Jacopo Facciolati (1682–1769) was an Italian lexicographer and philologist.

==Biography==

He was born at Torreglia, in what is now the province of Padua (then in the Republic of Venice), in 1682. He was admitted to the seminary of Padua thanks to Cardinal Barberigo, who had formed a high opinion of the boy's talents. As a professor of logic and regent of the schools, Facciolati became the leading academic of Padua university during a period of forty-five years.

Facciolati was known overall Europe as one of the most enlightened and zealous teachers of the time; and among the many flattering invitations which he received, but always declined, was one from the king of Portugal, to accept the directorship of a college at Lisbon for the young nobility.
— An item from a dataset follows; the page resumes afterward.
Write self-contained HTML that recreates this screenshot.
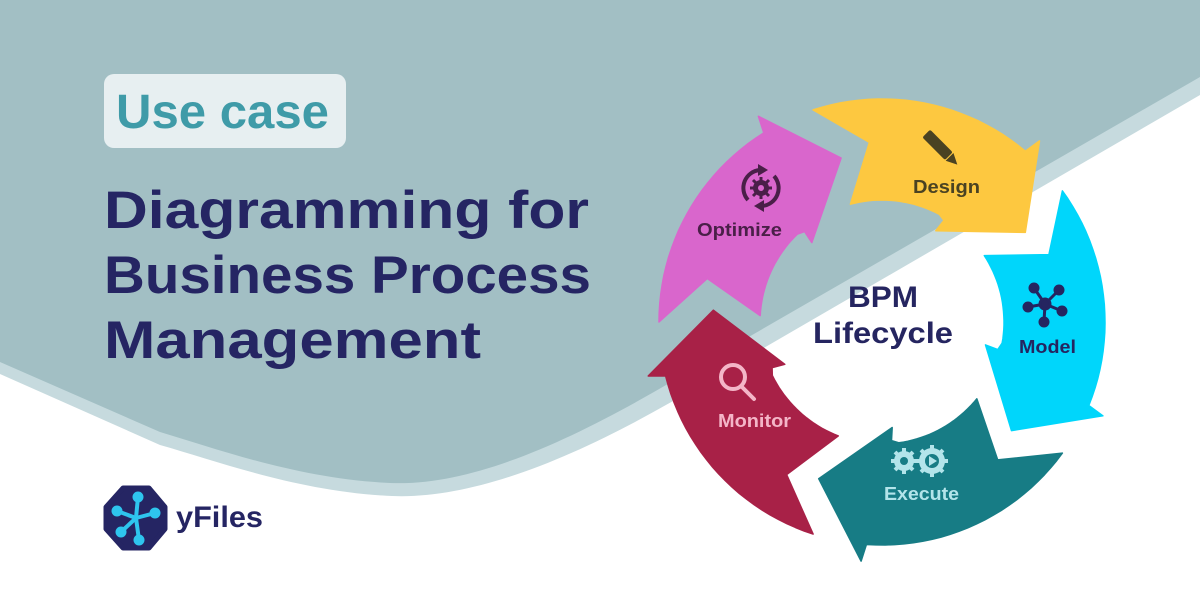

He died in 1769.

== Works ==

He published improved editions of several philological works, such as the Thesaurus Ciceronianus of Nizolius, and in 1719 he brought out a revised edition of the Lexicon Septem Linguarum, a Latin dictionary in seven languages, called the Calepinus, from the name of its author, the monk Ambrogio Calepino. The latter work, in which he was assisted by his pupil Egidio Forcellini, he completed in four years, 1715 to 1719. It was written in seven languages, and suggested to the editor the idea of his opus magnum, the Totius Latinitatis Lexicon, which was ultimately published at Cardinal Priole's expense, 4 vols. fol., Padua, 1771 (revised ed. by de Vit, 1858-1887).

In the compilation of this work, the chief burden seems to have been borne by Facciolati's pupil Forcellini, to whom the lexicographer allows a very scanty measure of justice. The whole body of Latinity if it were to perish, might be restored from this lexicon. Facciolati's mastery of Latin style, as displayed in his epistles, has been admired for its purity and grace.

In or about 1739, Facciolati undertook the continuation of Nicolò Comneno Papadopoli, who wrote a history of the University of Padua, carrying it on to his own day. Parts claimed by Papadopoli concerning Nicolaus Copernicus were later exposed as fraudulent by Carlo Malagola and Leopold Prowe.

His history of the university was published in 1757, under the name Fasti Gymnasii Patavini.

In 1808, a volume containing nine of his Epistles never before published was issued at Padua.